Build Your Full Circle of Support
SE works best within a broader network. This might include individual therapy, a postpartum trauma support group, a trauma-informed body practice like yoga, and — when you are ready — connection with other women who have survived what you survived. You do not have to carry this alone, and you were never meant to.
Give Yourself Permission to be Angry
If there is anger — at the room, at the speed of it, at the people who moved past you without seeing you, at the body that frightened you, at the cultural pressure to simply be grateful — let it have space. Not as a place to live permanently, but as a necessary passage. Anger, in trauma healing, is often a sign that the nervous system is beginning to believe it has the right to respond. That's not a problem. That's medicine.
Let Healing Be Slow
There is no schedule for this. Some women experience significant shifts in a handful of SE sessions. For others, the layers release gradually over months or years. Both are valid. What matters isn't the pace but the direction and that you are not walking it alone.
You Were There Too
Whatever happened in that room, you were there. Your fear was real. Your body's response was real. The moments when you thought you might not make it and the woman who is still, somehow, here — reading this, breathing, carrying all of it — is real.
Somatic Experiencing®, expressive arts, breath, movement, and the quiet courage of turning toward what the body holds, are all ways of saying to yourself, at the cellular level: I see what happened. I am here now.

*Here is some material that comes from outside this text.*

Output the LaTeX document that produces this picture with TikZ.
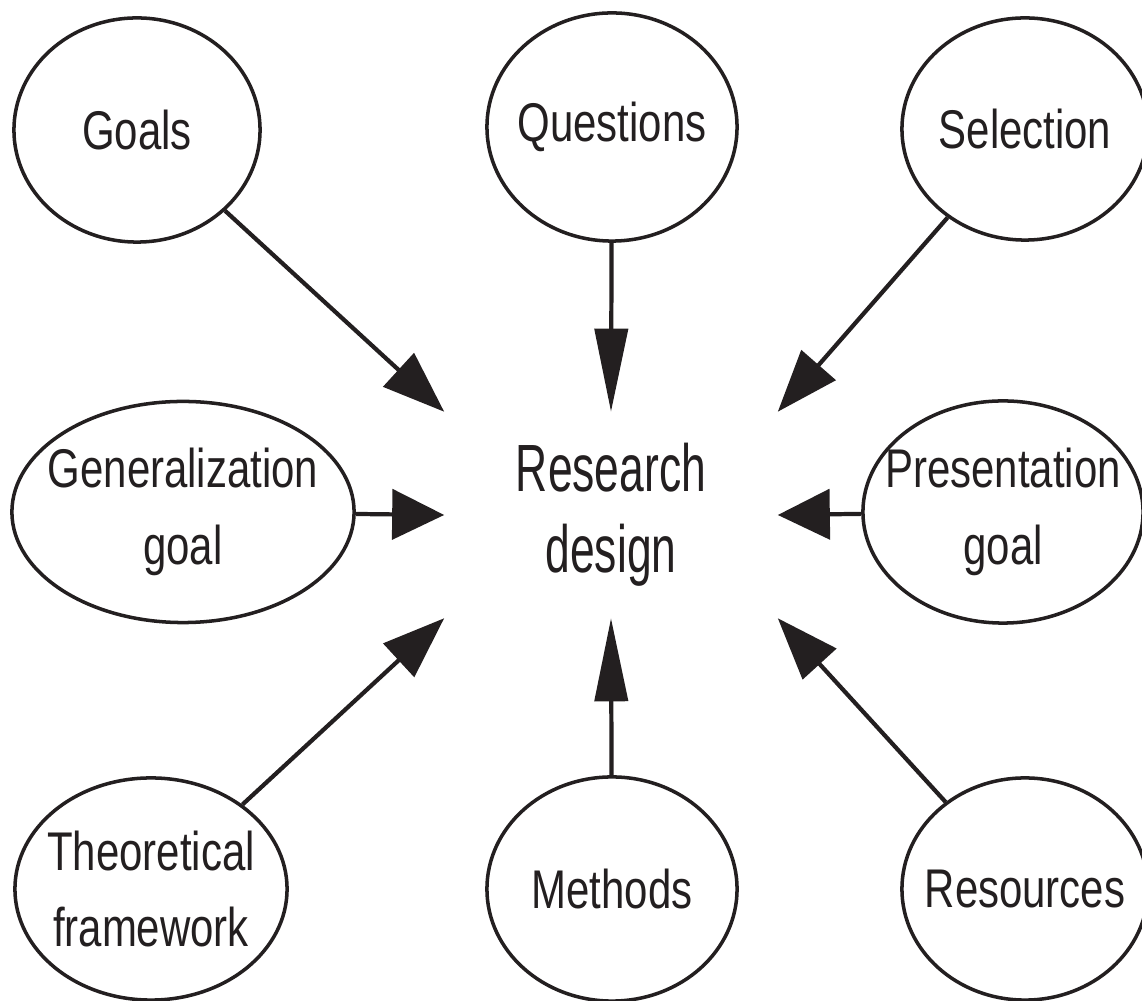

Sara found her voice in the therapy room and someone finally said: I see you.
You deserve that too.
Healing isn't erasing what happened.
It's integration of an unimaginable event into an expanded sense of self.
Clinical Note:
The composite case of 'Sara' is drawn from the blended, de-identified experiences of multiple women seen in clinical practice over many years. No identifying details have been used. This article is for educational purposes and does not constitute individualized clinical care. If you are experiencing birth trauma symptoms, please reach out to a qualified mental health professional.
Resources & Further Reading
Andrews, T. (1993). Nature speak: Signs, omens and messages in nature. Llewellyn Publications.
Herman, J. L. (1997). Trauma and recovery: The aftermath of violence—from domestic abuse to political terror (Rev. ed.). Basic Books.
Kabat-Zinn, J. (1990). Full catastrophe living: Using the wisdom of your body and mind to face stress, pain, and illness. Delta.
Levine, P. A. (1997). Waking the tiger: Healing trauma. North Atlantic Books.
Levine, P. A. (2010). In an unspoken voice: How the body releases trauma and restores goodness. North Atlantic Books.
Ogden, P., Minton, K., & Pain, C. (2006). Trauma and the body: A sensorimotor approach to psychotherapy. W. W. Norton & Company.
Porges, S. W. (2011). The polyvagal theory: Neurophysiological foundations of emotions, attachment, communication, and self-regulation. W. W. Norton & Company.
Siegel, D. J. (2012). The developing mind: How relationships and the brain interact to shape who we are (2nd ed.). Guilford Press.
van der Kolk, B. A. (2014). The body keeps the score: Brain, mind, and body in the healing of trauma. Viking.